3. Reform the Hedgerows Regulations (and actually enforce them)
Hedgerows are amazing things. They provide nesting habitat, food sources, shelter and wildlife corridors that connect fragmented patches of countryside, and we've known this for decades. They support more species of bird, mammal and invertebrate per metre than almost any other habitat type in the British landscape. And yet protection remains patchy. The Hedgerows Regulations 1997 were an important step, but they mainly apply to certain countryside hedgerows and depend heavily on local enforcement. Conservation groups have long argued that valuable hedges can still be lost through neglect, removal, or poor timing of cutting, while replacement planting and restoration often lag behind. It is hard to talk seriously about nature recovery while treating hedgerows as optional edges rather than essential habitat. Stronger protections, better enforcement, and more support for restoring and managing hedges well would benefit birds, pollinators, small mammals and the wider landscape at the same time. It would also reconnect nature across farmland, villages and suburbs, which is where much of the real pressure now sits.
4. Address glyphosate use in domestic gardens
Glyphosate (the active ingredient in products like Roundup) is the world's most widely used herbicide. The debate about its safety for humans has dominated the headlines for years, but the impact on wildlife is arguably just as significant and far less discussed. Glyphosate kills plants indiscriminately. That includes the dandelions, nettles, clover and wildflowers that are critical food sources for pollinators, and that in turn support the insect populations that birds, bats and hedgehogs depend on. It's widely available to domestic users - you can pick up a bottle from Tesco, and it's often positioned as a quick and easy garden maintenance product with no particular signal that it has broader consequences. While there's been increasing pressure on its use in public spaces and a number of councils have stopped using it on verges and in parks, it is still available for home garden use. Tighter restrictions on domestic sale, clearer labelling, and investment in public education about alternatives would help. It won't be a universally welcome message, but popularity and ecological importance have never been the same thing.
5. Extend biodiversity requirements to domestic planning
This one often surprises people. Larger developments in England are now required to deliver biodiversity net gain under the Environment Act 2021, meaning new builds need to leave the natural environment in a measurably better state than they found it.

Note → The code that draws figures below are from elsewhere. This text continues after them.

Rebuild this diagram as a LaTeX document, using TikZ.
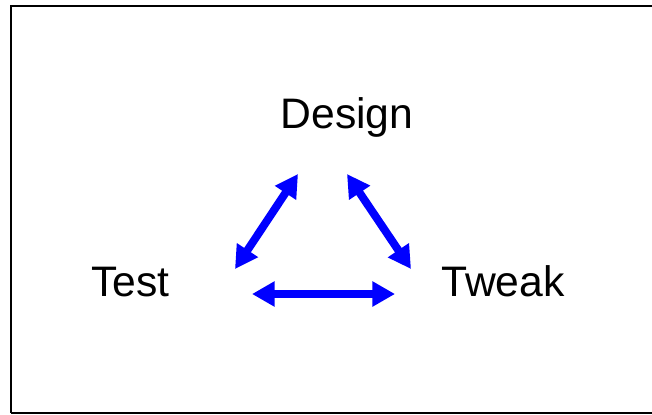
\documentclass[tikz,border=0pt]{standalone}
\usepackage{fontspec}
\setmainfont{Liberation Sans}
\usetikzlibrary{arrows.meta}
\begin{document}
\begin{tikzpicture}[x=0.75pt,y=-0.75pt,
  label/.style={inner sep=0pt,anchor=base,font=\fontsize{32}{36}\selectfont},
  link/.style={draw=blue,line width=6pt,
    {Triangle[length=17pt,width=18pt]}-{Triangle[length=17pt,width=18pt]}}]
  \clip (0,0) rectangle (652,414);
  % frame
  \draw[line width=1.5pt] (10.5,412.5) -- (10.5,5.5) -- (660,5.5);
  \draw[line width=1.5pt] (10.5,412.5) -- (660,412.5);
  % labels
  \node[label] (design) at (347,128) {Design};
  \node[label] (test) at (130.5,296) {Test};
  \node[label] (tweak) at (503,296) {Tweak};
  % arrow end points
  \coordinate (dl) at (298,174);
  \coordinate (tl) at (235,269);
  \coordinate (dr) at (347,174);
  \coordinate (kr) at (411,269);
  \coordinate (tb) at (252,294);
  \coordinate (kb) at (395,294);
  % two-way arrows
  \draw[link] (tl) -- (dl);
  \draw[link] (dr) -- (kr);
  \draw[link] (tb) -- (kb);
\end{tikzpicture}
\end{document}
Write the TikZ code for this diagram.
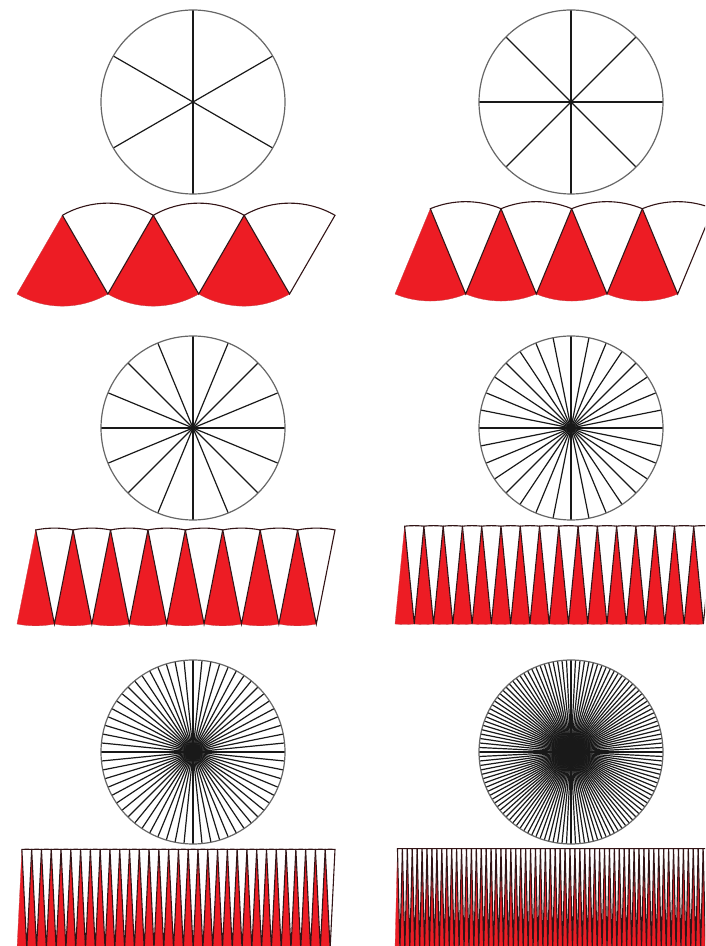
\documentclass[tikz,border=0pt]{standalone}
\definecolor{secred}{RGB}{237,28,36}
\definecolor{rimbrown}{RGB}{50,20,22}

\begin{document}
\begin{tikzpicture}[x=1pt,y=1pt,
  rim/.style={draw=black!60,line width=1.2},
  spoke/.style={draw=black!90,line width=1.2},
  redsec/.style={fill=secred,draw=secred!60!gray,line width=0.3},
  whitesec/.style={fill=white,draw=rimbrown,line width=1.1}]
\useasboundingbox (0,0) rectangle (705,946);
\clip (0,0) rectangle (705,946);
% 圆盘：\wheel{圆心x}{圆心y}{扇形数}
\newcommand{\wheel}[3]{
  \foreach \k in {1,...,#3}
    \draw[spoke] (#1,#2) -- ++({90+360/#3*\k}:92pt);
  \draw[rim] (#1,#2) circle[radius=92pt];}
% 拼条：\sectorrow{左下x}{底线y}{扇形数}，总宽固定 318
\newcommand{\sectorrow}[3]{
  \pgfmathsetmacro{\ha}{180/#3}
  \pgfmathsetmacro{\rad}{318/((#3+1)*sin(\ha))}
  \pgfmathsetmacro{\chd}{2*\rad*sin(\ha)}
  \pgfmathsetmacro{\hgt}{\rad*cos(\ha)}
  \pgfmathtruncatemacro{\m}{#3/2-1}
  \foreach \i in {0,...,\m}
    \path[redsec] ({#1+\chd/2+\i*\chd},{#2+\hgt}) -- ++(270-\ha:\rad pt)
      arc[start angle=270-\ha,end angle=270+\ha,radius=\rad pt] -- cycle;
  \foreach \i in {0,...,\m}
    \draw[whitesec] ({#1+\chd+\i*\chd},#2) -- ++(90-\ha:\rad pt)
      arc[start angle=90-\ha,end angle=90+\ha,radius=\rad pt] -- cycle;}
% ---------- 6 ----------
\begin{scope}
\wheel{193}{844}{6}
\sectorrow{17}{652}{6}
\end{scope}
% ---------- 8 ----------
\begin{scope}[shift={(378,0)}]
\wheel{193}{844}{8}
\sectorrow{17}{652}{8}
\end{scope}
% ---------- 16 ----------
\begin{scope}
\wheel{193}{518}{16}
\sectorrow{17}{322}{16}
\end{scope}
% ---------- 32 ----------
\begin{scope}[shift={(378,0)}]
\wheel{193}{518}{32}
\sectorrow{17}{322}{32}
\end{scope}
% ---------- 64 ----------
\begin{scope}
\wheel{193}{194}{64}
\sectorrow{17}{-3}{64}
\end{scope}
% ---------- 128 ----------
\begin{scope}[shift={(378,0)}]
\wheel{193}{194}{128}
\sectorrow{17}{-3}{128}
\end{scope}
\end{tikzpicture}
\end{document}
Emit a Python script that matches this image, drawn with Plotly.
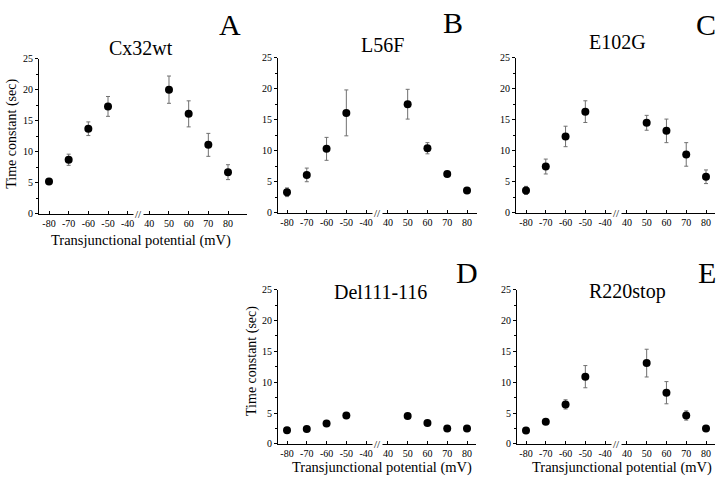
import plotly.graph_objects as go

potentials = [-80, -70, -60, -50, 50, 60, 70, 80]
tick_vals_mv = [-80, -70, -60, -50, -40, 40, 50, 60, 70, 80]
tick_text = ["-80", "-70", "-60", "-50", "-40", "40", "50", "60", "70", "80"]
y_tick_vals = [0, 5, 10, 15, 20, 25]

names = ["Cx32wt", "L56F", "E102G", "Del111-116", "R220stop"]
letters = ["A", "B", "C", "D", "E"]

cx32wt = [5.2, 8.7, 13.7, 17.3, 20.0, 16.1, 11.1, 6.7]
cx32wt_err = [0.3, 0.9, 1.1, 1.6, 2.2, 2.1, 1.85, 1.2]
l56f = [3.3, 6.1, 10.3, 16.1, 17.5, 10.4, 6.25, 3.6]
l56f_err = [0.7, 1.1, 1.85, 3.7, 2.4, 0.9, 0.2, 0.2]
e102g = [3.6, 7.45, 12.3, 16.3, 14.5, 13.2, 9.4, 5.8]
e102g_err = [0.65, 1.2, 1.65, 1.75, 1.2, 1.9, 1.9, 1.1]
del111 = [2.2, 2.4, 3.3, 4.6, 4.5, 3.4, 2.5, 2.5]
del111_err = [0.2, 0.2, 0.2, 0.2, 0.2, 0.2, 0.2, 0.2]
r220stop = [2.15, 3.6, 6.4, 10.9, 13.1, 8.3, 4.6, 2.5]
r220stop_err = [0.2, 0.2, 0.75, 1.8, 2.25, 1.8, 0.75, 0.2]

series = [(cx32wt, cx32wt_err), (l56f, l56f_err), (e102g, e102g_err),
          (del111, del111_err), (r220stop, r220stop_err)]

W, H = 720, 483
GAP_SHIFT = 69  # positive potentials are drawn shifted left across the axis break


def pos(v):
    return v if v < 0 else v - GAP_SHIFT


# panel pixel geometry: (axis left, axis right, px of -80, px of 80, y top(25), y bottom(0))
panels = [
    (39, 247, 49, 228, 54, 213),
    (278, 477, 287, 467, 53, 212),
    (516, 715, 526, 706, 53, 212),
    (278, 476, 287, 467, 291, 449),
    (517, 715, 526, 706, 291, 449),
]
title_pos = [(141, 43), (382, 40), (617, 37), (380, 293), (627, 293)]
letter_pos = [(230, 19), (453, 17), (706, 19), (467, 273), (707, 273)]

FONT = "Liberation Serif, Times New Roman, serif"

fig = go.Figure()
layout = dict(
    width=W, height=H, margin=dict(l=0, r=0, t=0, b=0),
    paper_bgcolor="white", plot_bgcolor="white", showlegend=False,
    font=dict(family=FONT, color="black"), hovermode=False,
)
annotations = []

for i, ((vals, errs), (xl, xr, p80n, p80p, yt, yb)) in enumerate(zip(series, panels)):
    n = "" if i == 0 else str(i + 1)
    a0, a1 = pos(-80), pos(80)
    scale = (p80p - p80n) / (a1 - a0)
    rmin = a0 - (p80n - xl) / scale
    rmax = a1 + (xr - p80p) / scale
    layout["xaxis" + n] = dict(
        domain=[xl / W, xr / W], range=[rmin, rmax], anchor="y" + n,
        tickmode="array", tickvals=[pos(v) for v in tick_vals_mv], ticktext=tick_text,
        showline=True, linecolor="black", linewidth=1, ticks="inside", ticklen=3,
        tickcolor="black", showgrid=False, zeroline=False,
        tickfont=dict(size=10, family=FONT),
    )
    layout["yaxis" + n] = dict(
        domain=[1 - yb / H, 1 - yt / H], range=[0, 25], anchor="x" + n,
        tickmode="array", tickvals=y_tick_vals,
        showline=True, linecolor="black", linewidth=1, ticks="outside", ticklen=3,
        tickcolor="black", showgrid=False, zeroline=False,
        tickfont=dict(size=10, family=FONT),
        minor=dict(dtick=2.5, ticks="outside", ticklen=2, tickcolor="black"),
    )
    fig.add_trace(go.Scatter(
        x=[pos(v) for v in potentials], y=vals, mode="markers",
        marker=dict(color="black", size=8),
        error_y=dict(type="data", array=errs, color="#707070", thickness=1, width=2),
        xaxis="x" + n, yaxis="y" + n, cliponaxis=False,
    ))
    # axis break mark
    annotations.append(dict(
        x=(pos(-40) + pos(40)) / 2, y=0, xref="x" + n, yref="y" + n,
        text="//", showarrow=False, font=dict(size=11, family=FONT),
        xanchor="center", yanchor="middle", bgcolor="white",
    ))
    tx, ty = title_pos[i]
    annotations.append(dict(
        x=tx / W, y=1 - ty / H, xref="paper", yref="paper", text=names[i],
        showarrow=False, font=dict(size=20, family=FONT),
        xanchor="center", yanchor="middle",
    ))
    lx, ly = letter_pos[i]
    annotations.append(dict(
        x=lx / W, y=1 - ly / H, xref="paper", yref="paper", text=letters[i],
        showarrow=False, font=dict(size=30, family=FONT),
        xanchor="center", yanchor="middle",
    ))

# axis titles
for (x, y) in [(12, 131), (252, 364)]:
    annotations.append(dict(
        x=x / W, y=1 - y / H, xref="paper", yref="paper", text="Time constant (sec)",
        textangle=-90, showarrow=False, font=dict(size=14, family=FONT),
        xanchor="center", yanchor="middle",
    ))
for (x, y) in [(141, 240), (382, 473), (622, 473)]:
    annotations.append(dict(
        x=x / W, y=1 - y / H, xref="paper", yref="paper",
        text="Transjunctional potential (mV)",
        showarrow=False, font=dict(size=14.5, family=FONT),
        xanchor="center", yanchor="middle",
    ))

layout["annotations"] = annotations
fig.update_layout(**layout)
fig.write_html(
    "out.html",
    config={"displayModeBar": False, "staticPlot": True},
    post_script="document.body.style.margin='0';document.body.style.overflow='hidden';",
)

It's an imperfect system with its own loopholes, but the principle is sound and significant.
What's largely exempt, however, is small-scale domestic development like extensions, garden conversions, outbuildings, driveways. Individually these are small. Collectively, across millions of properties, they represent an enormous cumulative loss of habitat, particularly in urban and suburban areas where private gardens are one of the few remaining wildlife refuges. A garden that once supported a hedgehog, a nesting pair of robins, and a patch of flowering plants could easily be lost and built on top of. Extending the biodiversity net gain principle to domestic planning permissions, even in a simplified form, could shift the baseline expectation: that building or converting something in your garden shouldn't automatically come at an unacknowledged cost to the wildlife that was already living there.
6. Make wildlife-friendly features standard in new housing
This one feels refreshingly practical because the solutions already exist. Swift bricks, specially designed nesting cavities built into walls, can provide homes for Common Swift at very little cost when installed during construction. The same principle applies to integrated bat boxes and hedgehog highways, small gaps at the base of fences that allow European Hedgehog to move between gardens rather than becoming trapped in isolated plots. There has been growing political support for these measures, which is encouraging, but they are still far from universal. Given how inexpensive and straightforward they are to include at build stage, it makes sense for them to become a normal expectation rather than a welcome extra. Swifts have declined sharply in the UK over recent decades, and one reason is the steady loss of nesting spaces in modern buildings. If every new housing development routinely included swift bricks, basic bat provision and connected gardens for hedgehogs, the cumulative benefit could be substantial.
And now the thing I always hesitate to say
I want to be careful here, because the last thing wildlife conversation needs is to become a row between people who love birds and people who love cats. I do not want that, and I do not think it helps anyone. But it would be avoiding something real not to mention it. Cats do kill birds in the UK, and estimates run into the millions each year. The exact number is debated, and the science is more nuanced than many headlines suggest. Organisations including the Royal Society for the Protection of Birds have noted that there is no clear evidence that cat predation alone is the main driver of national bird population declines. Habitat loss, changes in land use, pesticides and wider environmental pressures matter enormously. But that does not mean cats have no impact. For individual birds, local populations, and nesting attempts, they plainly can. Research from the Universities of University of Sheffield and University of Exeter found that even the presence of cats near nests can increase risk, because alarm calls from parent birds may draw the attention of other predators such as crows and magpies. So this is not a story of cats versus birds. It is a story about responsible ownership sitting alongside wider conservation measures. Neutering, bells or brightly coloured collar covers, keeping cats in at dawn and dusk, and being mindful during the breeding season can all be part of the conversation. Loving your cat and caring about birds are not opposing values. But if we are serious about helping wildlife, it seems reasonable to include every meaningful factor in that discussion.
The good news is that none of the things on this list require a scientific breakthrough or a technological fix. They're waiting on political will, on clearer public communication, and on the cultural shift that's already well underway. The idea that a beautiful garden might also be a wildlife garden, with seed heads left standing into winter, native plants, a bit of long grass in a corner, a log pile and some bare earth has moved from the margins to somewhere close to mainstream in the past ten years. Garden design that was once dismissed as untidy is increasingly understood as intentional, and the designers, show gardens and media coverage have followed. Even the language has changed: where we once talked about "weeds", we're now more likely to talk about "wildflowers." That didn't come from legislation. It came from people deciding that they cared about what their patch of ground was doing in the world. There are around 87 million birds currently estimated to be in the UK. They need habitat, food, nesting sites, and insect populations to survive. We can feed them from our gardens (and I think we should) but we can also do a great deal more than that.